Retype word for word the first line of the listing and each line after it up to the line with "(in) at (202,586)", with the pictures taken out.

START

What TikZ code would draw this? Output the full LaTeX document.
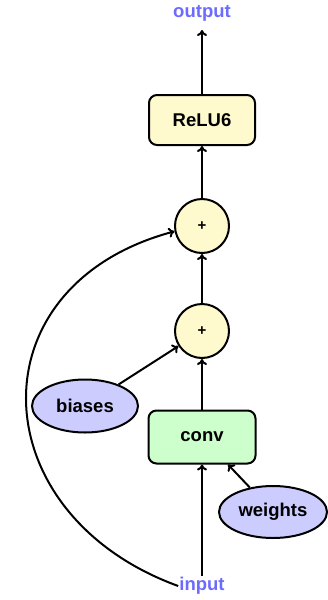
\documentclass[tikz,border=0pt]{standalone}
\usepackage{fontspec}
\setmainfont{Liberation Sans}
\usetikzlibrary{shapes.geometric,arrows.meta}
\definecolor{opyellow}{HTML}{FFFACD}
\definecolor{opgreen}{HTML}{CCFFCC}
\definecolor{parblue}{HTML}{CCCCFF}
\definecolor{iotext}{HTML}{6B6BFF}
\tikzset{
  base/.style={font=\fontsize{18.5}{20}\selectfont\bfseries, line width=2pt, draw=black},
  opbox/.style={base, rectangle, rounded corners=8pt, fill=opyellow, minimum width=106pt, minimum height=50pt},
  convbox/.style={base, rectangle, rounded corners=8pt, fill=opgreen, minimum width=107pt, minimum height=53pt},
  addnode/.style={base, circle, fill=opyellow, minimum size=54pt, inner sep=0pt, font=\fontsize{15}{16}\selectfont\bfseries},
  param/.style={base, ellipse, fill=parblue, minimum width=106pt, minimum height=53pt, inner sep=0pt},
  iolabel/.style={font=\fontsize{18.5}{20}\selectfont\bfseries, text=iotext, inner sep=1pt},
  flow/.style={line width=2pt, -{To[length=6pt,width=10pt]}}
}
\begin{document}
\begin{tikzpicture}[x=1pt,y=-1pt]
\useasboundingbox (0,0) rectangle (328,600);
\node[iolabel] (out) at (202,13) {output};
\node[opbox] (relu) at (202,120) {ReLU6};
\node[addnode] (p1) at (202,226) {+};
\node[addnode] (p2) at (202,331) {+};
\node[param] (bias) at (85,406) {biases};
\node[convbox] (conv) at (202,437) {conv};
\node[param, minimum width=108pt, minimum height=52pt] (w) at (273,512) {weights};
\node[iolabel] (in) at (202,586) {input};

\draw[flow] (relu.north) -- (out.south |- 0,30);
\draw[flow] (p1.north) -- (relu.south);
\draw[flow] (p2.north) -- (p1.south);
\draw[flow] (conv.north) -- (p2.south);
\draw[flow] (in.north) -- (conv.south);
\draw[flow] (w) -- (conv);
\draw[flow] (bias) -- (p2);
\draw[flow] (in.west) .. controls +(200:210) and +(165:210) .. (p1.191);
\end{tikzpicture}
\end{document}
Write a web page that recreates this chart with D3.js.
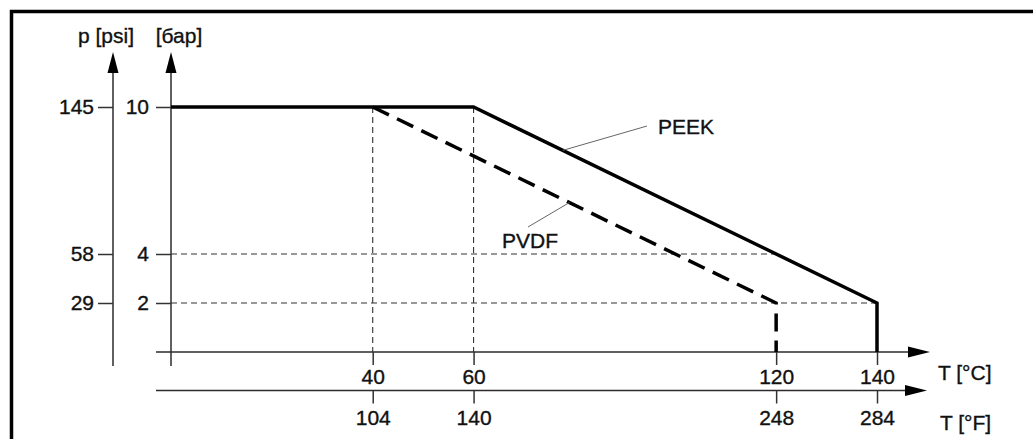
<!DOCTYPE html>
<meta charset="utf-8">
<script src="https://cdn.jsdelivr.net/npm/d3@7"></script>
<style>
    body {margin: 0; background: #fff;}
    #chart text {font-family: "Liberation Sans", Arial, sans-serif; font-size: 21px; fill: #111;
        stroke: #111; stroke-width: 0.35px;}
    .axis path.domain {display: none;}
    .axis line {stroke: #333; stroke-width: 1.5;}
</style>

<div id="chart"></div>

<script>
    // values
    let tempC = [40, 60, 120, 140];
    let tempF = [104, 140, 248, 284];
    let barTicks = [10, 4, 2];
    let psiTicks = [145, 58, 29];

    let peekT = [0, 60, 140, 140];
    let peekP = [10, 10, 2, 0];
    let pvdfT = [40, 120, 120];
    let pvdfP = [10, 2, 0];

    // thin dashed helper lines
    let guideVT = [40, 60];
    let guideHP = [4, 2];
    let guideHT = [120, 140];

    let width = 1033, height = 439;

    let x = d3.scaleLinear().domain([0, 140]).range([171, 877]);
    let xF = d3.scaleLinear().domain([32, 284]).range([171, 877]);
    let y = d3.scaleLinear().domain([0, 10]).range([352, 107]);
    let yPsi = d3.scaleLinear().domain([0, 145]).range([352, 107]);

    let svg = d3.select("#chart").append("svg")
        .attr("width", width)
        .attr("height", height);

    // frame (top and left edges visible)
    svg.append("path")
        .attr("d", "M11.5,439 V11.5 H1033")
        .attr("fill", "none")
        .attr("stroke", "#000")
        .attr("stroke-width", 3.5);

    // guides
    svg.selectAll(".gv")
        .data(guideVT)
        .enter().append("line")
        .attr("x1", d => x(d)).attr("x2", d => x(d))
        .attr("y1", y(10)).attr("y2", y(0))
        .attr("stroke", "#333").attr("stroke-width", 1.1)
        .attr("stroke-dasharray", "6,4");

    svg.selectAll(".gh")
        .data(guideHP)
        .enter().append("line")
        .attr("x1", x(0)).attr("x2", (d, i) => x(guideHT[i]))
        .attr("y1", d => y(d)).attr("y2", d => y(d))
        .attr("stroke", "#333").attr("stroke-width", 1.1)
        .attr("stroke-dasharray", "6,4");

    // axes lines with arrows
    let axisColor = "#2e2a2e";
    function arrowUp(cx, tip) {
        return "M" + cx + "," + tip + " L" + (cx - 5.5) + "," + (tip + 21) + " L" + (cx + 5.5) + "," + (tip + 21) + "Z";
    }
    function arrowRight(tip, cy) {
        return "M" + tip + "," + cy + " L" + (tip - 22) + "," + (cy - 5.5) + " L" + (tip - 22) + "," + (cy + 5.5) + "Z";
    }

    // y axes
    [113, 171].forEach(function(cx) {
        svg.append("line")
            .attr("x1", cx).attr("x2", cx)
            .attr("y1", 60).attr("y2", 366)
            .attr("stroke", axisColor).attr("stroke-width", 1.5);
        svg.append("path").attr("d", arrowUp(cx, 52)).attr("fill", "#000");
    });

    // x axes
    [[352, 930], [390.5, 927]].forEach(function(a) {
        svg.append("line")
            .attr("x1", 156).attr("x2", a[1] - 10)
            .attr("y1", a[0]).attr("y2", a[0])
            .attr("stroke", axisColor).attr("stroke-width", 1.5);
        svg.append("path").attr("d", arrowRight(a[1], a[0])).attr("fill", "#000");
    });

    // ticks
    svg.append("g").attr("class", "axis")
        .attr("transform", "translate(171,0)")
        .call(d3.axisLeft(y).tickValues(barTicks).tickSize(15).tickPadding(7).tickSizeOuter(0));

    svg.append("g").attr("class", "axis")
        .attr("transform", "translate(113,0)")
        .call(d3.axisLeft(yPsi).tickValues(psiTicks).tickSize(15).tickPadding(4).tickSizeOuter(0));

    svg.append("g").attr("class", "axis")
        .attr("transform", "translate(0,352)")
        .call(d3.axisBottom(x).tickValues(tempC).tickSize(13).tickPadding(4).tickSizeOuter(0));

    svg.append("g").attr("class", "axis")
        .attr("transform", "translate(0,390.5)")
        .call(d3.axisBottom(xF).tickValues(tempF).tickSize(13).tickPadding(7).tickSizeOuter(0));

    svg.selectAll(".axis text").style("fill", "#111");

    // axis titles
    svg.append("text").attr("x", 106).attr("y", 43).attr("text-anchor", "middle").text("p [psi]");
    svg.append("text").attr("x", 179).attr("y", 43).attr("text-anchor", "middle").text("[бар]");
    svg.append("text").attr("x", 938).attr("y", 380).text("T [°C]");
    svg.append("text").attr("x", 940).attr("y", 430).text("T [°F]");

    // data lines
    let line = d3.line().x(d => x(d[0])).y(d => y(d[1]));

    svg.append("path")
        .datum(peekT.map((t, i) => [t, peekP[i]]))
        .attr("d", line)
        .attr("fill", "none")
        .attr("stroke", "#000")
        .attr("stroke-width", 3.5);

    svg.append("path")
        .datum(pvdfT.map((t, i) => [t, pvdfP[i]]))
        .attr("d", line)
        .attr("fill", "none")
        .attr("stroke", "#000")
        .attr("stroke-width", 3.5)
        .attr("stroke-dasharray", "18,9");

    // labels with leader lines
    function valueAt(ts, ps, t) {
        for (let i = 0; i < ts.length - 1; i++) {
            if (t >= ts[i] && t <= ts[i + 1] && ts[i + 1] > ts[i]) {
                return ps[i] + (ps[i + 1] - ps[i]) * (t - ts[i]) / (ts[i + 1] - ts[i]);
            }
        }
        return ps[0];
    }

    let labels = [
        {name: "PEEK", t: 77.7, ts: peekT, ps: peekP, lx: 647, ly: 126, tx: 658, ty: 134},
        {name: "PVDF", t: 79, ts: pvdfT, ps: pvdfP, lx: 528, ly: 227, tx: 502, ty: 248}
    ];

    labels.forEach(function(l) {
        svg.append("line")
            .attr("x1", l.lx).attr("y1", l.ly)
            .attr("x2", x(l.t)).attr("y2", y(valueAt(l.ts, l.ps, l.t)))
            .attr("stroke", "#666").attr("stroke-width", 1);
        svg.append("text").attr("x", l.tx).attr("y", l.ty).text(l.name);
    });
</script>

END

*EXPECTED OUTPUT:*
What TikZ code would draw this? Output the full LaTeX document.
\documentclass[tikz,border=0pt]{standalone}
\usepackage{fontspec}
\setmainfont{Liberation Sans}
\usetikzlibrary{shapes.geometric,arrows.meta}
\definecolor{opyellow}{HTML}{FFFACD}
\definecolor{opgreen}{HTML}{CCFFCC}
\definecolor{parblue}{HTML}{CCCCFF}
\definecolor{iotext}{HTML}{6B6BFF}
\tikzset{
  base/.style={font=\fontsize{18.5}{20}\selectfont\bfseries, line width=2pt, draw=black},
  opbox/.style={base, rectangle, rounded corners=8pt, fill=opyellow, minimum width=106pt, minimum height=50pt},
  convbox/.style={base, rectangle, rounded corners=8pt, fill=opgreen, minimum width=107pt, minimum height=53pt},
  addnode/.style={base, circle, fill=opyellow, minimum size=54pt, inner sep=0pt, font=\fontsize{15}{16}\selectfont\bfseries},
  param/.style={base, ellipse, fill=parblue, minimum width=106pt, minimum height=53pt, inner sep=0pt},
  iolabel/.style={font=\fontsize{18.5}{20}\selectfont\bfseries, text=iotext, inner sep=1pt},
  flow/.style={line width=2pt, -{To[length=6pt,width=10pt]}}
}
\begin{document}
\begin{tikzpicture}[x=1pt,y=-1pt]
\useasboundingbox (0,0) rectangle (328,600);
\node[iolabel] (out) at (202,13) {output};
\node[opbox] (relu) at (202,120) {ReLU6};
\node[addnode] (p1) at (202,226) {+};
\node[addnode] (p2) at (202,331) {+};
\node[param] (bias) at (85,406) {biases};
\node[convbox] (conv) at (202,437) {conv};
\node[param, minimum width=108pt, minimum height=52pt] (w) at (273,512) {weights};
\node[iolabel] (in) at (202,586) {input};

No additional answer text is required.